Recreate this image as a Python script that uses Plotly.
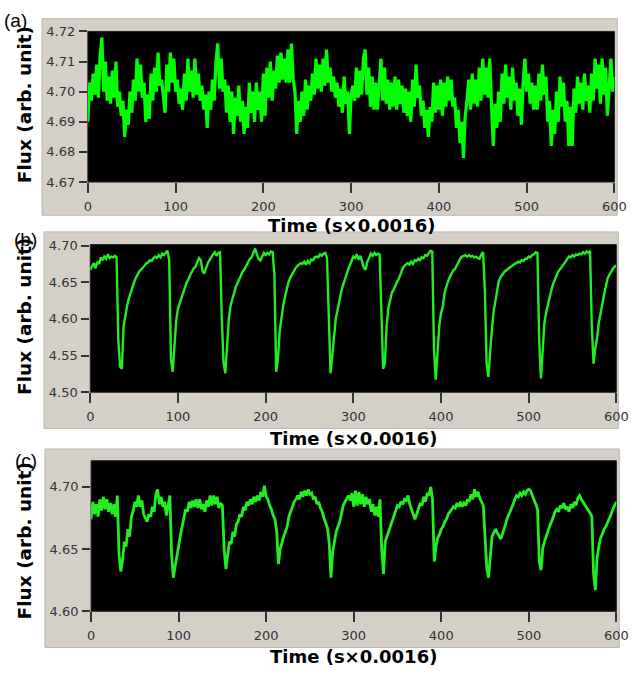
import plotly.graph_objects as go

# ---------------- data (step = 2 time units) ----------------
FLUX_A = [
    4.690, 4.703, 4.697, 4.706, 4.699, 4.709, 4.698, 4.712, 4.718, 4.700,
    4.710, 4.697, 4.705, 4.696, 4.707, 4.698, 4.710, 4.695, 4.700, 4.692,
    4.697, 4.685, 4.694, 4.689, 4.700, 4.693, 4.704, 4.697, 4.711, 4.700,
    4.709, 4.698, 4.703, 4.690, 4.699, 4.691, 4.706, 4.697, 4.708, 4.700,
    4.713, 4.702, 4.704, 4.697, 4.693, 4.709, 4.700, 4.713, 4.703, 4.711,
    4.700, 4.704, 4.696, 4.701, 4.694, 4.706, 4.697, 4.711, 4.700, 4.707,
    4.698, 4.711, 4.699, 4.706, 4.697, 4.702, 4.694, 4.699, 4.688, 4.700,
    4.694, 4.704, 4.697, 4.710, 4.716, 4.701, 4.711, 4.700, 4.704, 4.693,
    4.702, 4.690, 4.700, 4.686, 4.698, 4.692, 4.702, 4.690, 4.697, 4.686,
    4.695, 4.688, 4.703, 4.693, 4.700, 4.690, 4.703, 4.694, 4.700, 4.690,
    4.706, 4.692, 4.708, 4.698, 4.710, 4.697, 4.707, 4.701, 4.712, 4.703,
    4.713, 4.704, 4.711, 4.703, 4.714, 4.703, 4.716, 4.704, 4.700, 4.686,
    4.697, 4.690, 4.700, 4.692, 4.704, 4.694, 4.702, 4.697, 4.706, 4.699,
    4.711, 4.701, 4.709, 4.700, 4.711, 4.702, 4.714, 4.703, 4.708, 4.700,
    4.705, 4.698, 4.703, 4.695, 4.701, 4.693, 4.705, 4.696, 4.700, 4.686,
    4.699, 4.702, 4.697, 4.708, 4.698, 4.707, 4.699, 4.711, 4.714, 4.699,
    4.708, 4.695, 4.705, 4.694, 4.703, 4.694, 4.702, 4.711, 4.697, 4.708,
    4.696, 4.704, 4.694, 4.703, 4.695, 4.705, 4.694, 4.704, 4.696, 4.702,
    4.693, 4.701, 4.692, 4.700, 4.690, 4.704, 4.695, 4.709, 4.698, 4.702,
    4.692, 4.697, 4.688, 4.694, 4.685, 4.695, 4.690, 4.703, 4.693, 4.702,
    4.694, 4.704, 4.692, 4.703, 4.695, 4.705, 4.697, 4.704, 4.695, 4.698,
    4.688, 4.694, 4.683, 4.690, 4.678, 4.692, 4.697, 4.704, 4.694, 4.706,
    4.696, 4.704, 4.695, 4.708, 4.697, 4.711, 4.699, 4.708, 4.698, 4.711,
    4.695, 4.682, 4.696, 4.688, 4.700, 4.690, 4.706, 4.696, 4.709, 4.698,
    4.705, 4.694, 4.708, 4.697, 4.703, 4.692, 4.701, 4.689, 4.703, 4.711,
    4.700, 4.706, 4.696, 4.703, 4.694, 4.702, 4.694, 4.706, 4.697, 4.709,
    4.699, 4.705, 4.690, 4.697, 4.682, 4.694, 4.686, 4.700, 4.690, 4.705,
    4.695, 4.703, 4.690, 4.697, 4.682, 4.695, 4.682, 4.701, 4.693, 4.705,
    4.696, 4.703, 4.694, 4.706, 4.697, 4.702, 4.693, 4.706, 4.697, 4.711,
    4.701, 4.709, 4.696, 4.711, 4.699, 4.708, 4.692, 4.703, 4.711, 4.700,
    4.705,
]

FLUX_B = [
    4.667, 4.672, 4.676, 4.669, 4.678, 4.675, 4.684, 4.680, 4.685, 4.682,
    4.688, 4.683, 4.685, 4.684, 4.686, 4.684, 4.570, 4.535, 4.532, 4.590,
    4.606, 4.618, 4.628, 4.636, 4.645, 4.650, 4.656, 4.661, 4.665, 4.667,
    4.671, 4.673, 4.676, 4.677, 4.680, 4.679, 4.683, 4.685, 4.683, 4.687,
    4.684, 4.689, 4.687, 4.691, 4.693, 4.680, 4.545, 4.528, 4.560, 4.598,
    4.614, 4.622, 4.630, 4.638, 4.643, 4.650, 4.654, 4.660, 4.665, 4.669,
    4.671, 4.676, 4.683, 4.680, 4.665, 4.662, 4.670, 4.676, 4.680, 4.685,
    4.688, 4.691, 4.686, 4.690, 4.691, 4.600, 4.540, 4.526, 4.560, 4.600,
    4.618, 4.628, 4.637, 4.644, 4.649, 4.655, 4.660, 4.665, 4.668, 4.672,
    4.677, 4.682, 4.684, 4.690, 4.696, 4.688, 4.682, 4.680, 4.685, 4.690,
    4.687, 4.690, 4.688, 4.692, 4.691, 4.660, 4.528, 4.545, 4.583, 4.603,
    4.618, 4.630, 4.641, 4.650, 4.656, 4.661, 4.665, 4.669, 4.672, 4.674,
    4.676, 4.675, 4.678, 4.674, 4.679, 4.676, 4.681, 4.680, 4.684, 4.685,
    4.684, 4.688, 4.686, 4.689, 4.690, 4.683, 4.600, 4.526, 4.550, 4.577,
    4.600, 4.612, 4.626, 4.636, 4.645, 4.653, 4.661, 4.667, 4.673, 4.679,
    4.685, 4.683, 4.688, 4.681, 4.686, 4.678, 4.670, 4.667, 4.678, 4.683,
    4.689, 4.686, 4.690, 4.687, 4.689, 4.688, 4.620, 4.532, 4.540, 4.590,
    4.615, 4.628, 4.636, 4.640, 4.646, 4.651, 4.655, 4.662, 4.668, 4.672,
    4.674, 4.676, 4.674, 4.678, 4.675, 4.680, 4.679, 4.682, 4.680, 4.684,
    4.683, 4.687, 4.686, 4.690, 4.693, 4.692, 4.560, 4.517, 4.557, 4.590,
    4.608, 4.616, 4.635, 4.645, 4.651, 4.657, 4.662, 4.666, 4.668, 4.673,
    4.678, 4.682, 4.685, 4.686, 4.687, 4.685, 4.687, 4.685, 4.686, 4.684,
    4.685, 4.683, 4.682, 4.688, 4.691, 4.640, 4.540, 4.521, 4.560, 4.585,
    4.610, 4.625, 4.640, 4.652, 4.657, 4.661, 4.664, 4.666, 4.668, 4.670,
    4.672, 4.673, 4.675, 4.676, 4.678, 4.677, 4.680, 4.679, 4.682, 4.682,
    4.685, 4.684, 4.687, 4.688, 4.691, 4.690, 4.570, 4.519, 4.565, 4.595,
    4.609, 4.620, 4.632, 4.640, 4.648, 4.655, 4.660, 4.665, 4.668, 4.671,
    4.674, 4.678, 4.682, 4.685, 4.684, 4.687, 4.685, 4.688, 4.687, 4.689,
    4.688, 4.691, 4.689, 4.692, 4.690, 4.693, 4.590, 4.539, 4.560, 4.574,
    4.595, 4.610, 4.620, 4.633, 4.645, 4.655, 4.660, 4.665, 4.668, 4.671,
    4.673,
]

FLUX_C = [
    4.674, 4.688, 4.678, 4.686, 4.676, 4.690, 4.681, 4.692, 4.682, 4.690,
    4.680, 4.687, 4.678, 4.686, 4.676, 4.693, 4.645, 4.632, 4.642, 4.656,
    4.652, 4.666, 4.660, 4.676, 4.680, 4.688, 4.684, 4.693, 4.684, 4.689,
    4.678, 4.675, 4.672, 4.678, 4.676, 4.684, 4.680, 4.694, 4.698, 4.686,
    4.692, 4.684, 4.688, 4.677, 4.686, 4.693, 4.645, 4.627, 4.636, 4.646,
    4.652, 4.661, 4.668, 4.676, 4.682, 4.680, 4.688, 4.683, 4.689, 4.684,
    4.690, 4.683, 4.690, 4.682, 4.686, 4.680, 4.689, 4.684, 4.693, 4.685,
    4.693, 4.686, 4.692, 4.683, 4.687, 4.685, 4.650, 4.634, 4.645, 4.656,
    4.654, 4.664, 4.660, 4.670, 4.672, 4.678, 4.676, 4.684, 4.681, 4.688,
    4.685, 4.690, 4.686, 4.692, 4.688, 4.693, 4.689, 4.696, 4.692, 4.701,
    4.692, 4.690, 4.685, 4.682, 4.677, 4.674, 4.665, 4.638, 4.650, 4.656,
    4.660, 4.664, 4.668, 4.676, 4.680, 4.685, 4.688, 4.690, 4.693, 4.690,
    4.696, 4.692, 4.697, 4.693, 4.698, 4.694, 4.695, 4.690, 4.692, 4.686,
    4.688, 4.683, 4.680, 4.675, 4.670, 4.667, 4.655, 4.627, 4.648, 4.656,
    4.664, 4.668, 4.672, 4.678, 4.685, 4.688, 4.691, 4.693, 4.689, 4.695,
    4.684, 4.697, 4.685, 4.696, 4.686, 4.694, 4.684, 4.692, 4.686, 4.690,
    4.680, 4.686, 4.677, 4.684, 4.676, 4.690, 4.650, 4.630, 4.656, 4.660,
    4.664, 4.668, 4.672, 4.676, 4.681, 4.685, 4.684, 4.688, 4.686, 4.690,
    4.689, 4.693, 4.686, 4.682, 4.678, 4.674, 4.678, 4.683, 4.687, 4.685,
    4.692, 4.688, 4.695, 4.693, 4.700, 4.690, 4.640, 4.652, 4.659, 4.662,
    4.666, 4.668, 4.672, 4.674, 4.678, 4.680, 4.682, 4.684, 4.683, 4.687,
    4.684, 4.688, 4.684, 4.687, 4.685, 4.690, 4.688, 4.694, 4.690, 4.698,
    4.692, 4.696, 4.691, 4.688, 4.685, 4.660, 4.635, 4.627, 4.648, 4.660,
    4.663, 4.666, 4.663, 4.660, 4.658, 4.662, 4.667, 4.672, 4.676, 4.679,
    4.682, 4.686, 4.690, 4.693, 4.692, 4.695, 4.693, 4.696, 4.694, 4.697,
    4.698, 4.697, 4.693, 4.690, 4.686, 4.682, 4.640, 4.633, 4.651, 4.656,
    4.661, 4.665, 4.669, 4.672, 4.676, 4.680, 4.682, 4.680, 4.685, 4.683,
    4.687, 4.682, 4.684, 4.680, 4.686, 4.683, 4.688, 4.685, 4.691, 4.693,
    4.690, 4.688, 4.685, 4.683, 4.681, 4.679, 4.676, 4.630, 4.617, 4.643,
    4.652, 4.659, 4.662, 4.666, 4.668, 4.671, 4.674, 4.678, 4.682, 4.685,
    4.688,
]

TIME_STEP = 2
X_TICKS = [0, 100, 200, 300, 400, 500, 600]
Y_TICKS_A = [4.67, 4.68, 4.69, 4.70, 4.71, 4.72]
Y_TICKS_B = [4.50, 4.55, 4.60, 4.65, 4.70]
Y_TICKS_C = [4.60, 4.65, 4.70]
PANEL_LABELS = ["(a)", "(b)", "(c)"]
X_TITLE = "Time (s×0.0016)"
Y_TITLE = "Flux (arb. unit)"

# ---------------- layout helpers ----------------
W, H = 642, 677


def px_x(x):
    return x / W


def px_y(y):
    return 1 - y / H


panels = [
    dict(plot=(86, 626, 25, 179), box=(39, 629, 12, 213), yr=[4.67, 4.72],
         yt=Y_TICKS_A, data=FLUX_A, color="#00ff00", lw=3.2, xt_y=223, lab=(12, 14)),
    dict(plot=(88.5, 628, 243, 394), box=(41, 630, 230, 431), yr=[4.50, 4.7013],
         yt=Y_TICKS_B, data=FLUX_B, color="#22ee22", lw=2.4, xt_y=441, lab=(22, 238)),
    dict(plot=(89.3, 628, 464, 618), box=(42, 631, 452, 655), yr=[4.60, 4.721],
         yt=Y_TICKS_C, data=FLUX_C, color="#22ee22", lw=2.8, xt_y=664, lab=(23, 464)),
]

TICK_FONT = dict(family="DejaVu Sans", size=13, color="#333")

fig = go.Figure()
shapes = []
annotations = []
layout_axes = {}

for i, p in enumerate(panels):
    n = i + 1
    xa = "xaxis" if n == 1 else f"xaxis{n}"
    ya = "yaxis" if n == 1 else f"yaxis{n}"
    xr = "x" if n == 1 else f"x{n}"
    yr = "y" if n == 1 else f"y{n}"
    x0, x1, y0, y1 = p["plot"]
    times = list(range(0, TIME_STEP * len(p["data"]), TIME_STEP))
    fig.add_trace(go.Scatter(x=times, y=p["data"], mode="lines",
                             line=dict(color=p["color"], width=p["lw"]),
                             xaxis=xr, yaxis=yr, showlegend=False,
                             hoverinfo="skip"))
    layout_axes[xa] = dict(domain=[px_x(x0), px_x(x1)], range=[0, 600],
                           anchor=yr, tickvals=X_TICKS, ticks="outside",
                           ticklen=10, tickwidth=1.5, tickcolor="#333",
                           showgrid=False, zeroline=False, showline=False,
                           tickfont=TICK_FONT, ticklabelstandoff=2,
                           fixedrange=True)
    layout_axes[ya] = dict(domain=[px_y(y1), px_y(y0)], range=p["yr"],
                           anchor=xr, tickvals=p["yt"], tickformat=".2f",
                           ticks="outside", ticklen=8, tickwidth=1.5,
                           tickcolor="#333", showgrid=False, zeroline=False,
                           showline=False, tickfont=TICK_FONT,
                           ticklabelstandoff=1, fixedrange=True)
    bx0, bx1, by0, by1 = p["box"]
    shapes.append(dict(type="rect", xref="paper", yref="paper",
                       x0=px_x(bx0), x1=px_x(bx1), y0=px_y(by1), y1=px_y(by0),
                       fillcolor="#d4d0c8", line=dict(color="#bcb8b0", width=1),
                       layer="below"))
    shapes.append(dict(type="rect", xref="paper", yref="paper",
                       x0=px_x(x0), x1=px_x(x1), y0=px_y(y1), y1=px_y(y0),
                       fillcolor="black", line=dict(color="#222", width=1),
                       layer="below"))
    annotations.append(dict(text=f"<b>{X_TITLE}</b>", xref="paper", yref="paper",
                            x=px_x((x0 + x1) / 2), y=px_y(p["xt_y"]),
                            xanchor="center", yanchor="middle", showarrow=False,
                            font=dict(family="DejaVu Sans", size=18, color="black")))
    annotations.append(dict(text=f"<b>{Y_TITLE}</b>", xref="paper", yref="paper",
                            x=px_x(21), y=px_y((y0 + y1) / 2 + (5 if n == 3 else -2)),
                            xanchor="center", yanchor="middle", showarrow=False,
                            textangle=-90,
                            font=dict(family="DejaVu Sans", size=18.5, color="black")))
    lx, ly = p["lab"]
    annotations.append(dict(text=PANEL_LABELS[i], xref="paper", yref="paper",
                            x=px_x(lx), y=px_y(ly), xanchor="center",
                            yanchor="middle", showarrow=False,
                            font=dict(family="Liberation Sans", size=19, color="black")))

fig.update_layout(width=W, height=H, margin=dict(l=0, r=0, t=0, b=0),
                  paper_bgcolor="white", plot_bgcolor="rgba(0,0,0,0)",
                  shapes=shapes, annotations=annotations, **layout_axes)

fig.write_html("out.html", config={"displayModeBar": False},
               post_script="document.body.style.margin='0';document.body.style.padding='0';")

☆ ☆ ☆ ☆

EXERCISE DESCRIPTION
Exactly reproduce the run of lines from the start of the listing through the line with "import plotly.graph_objects as go", inclusive; pictures are not copied.

WRITTEN ANSWER
Recreate this image as a Python script that uses Plotly.
import plotly.graph_objects as go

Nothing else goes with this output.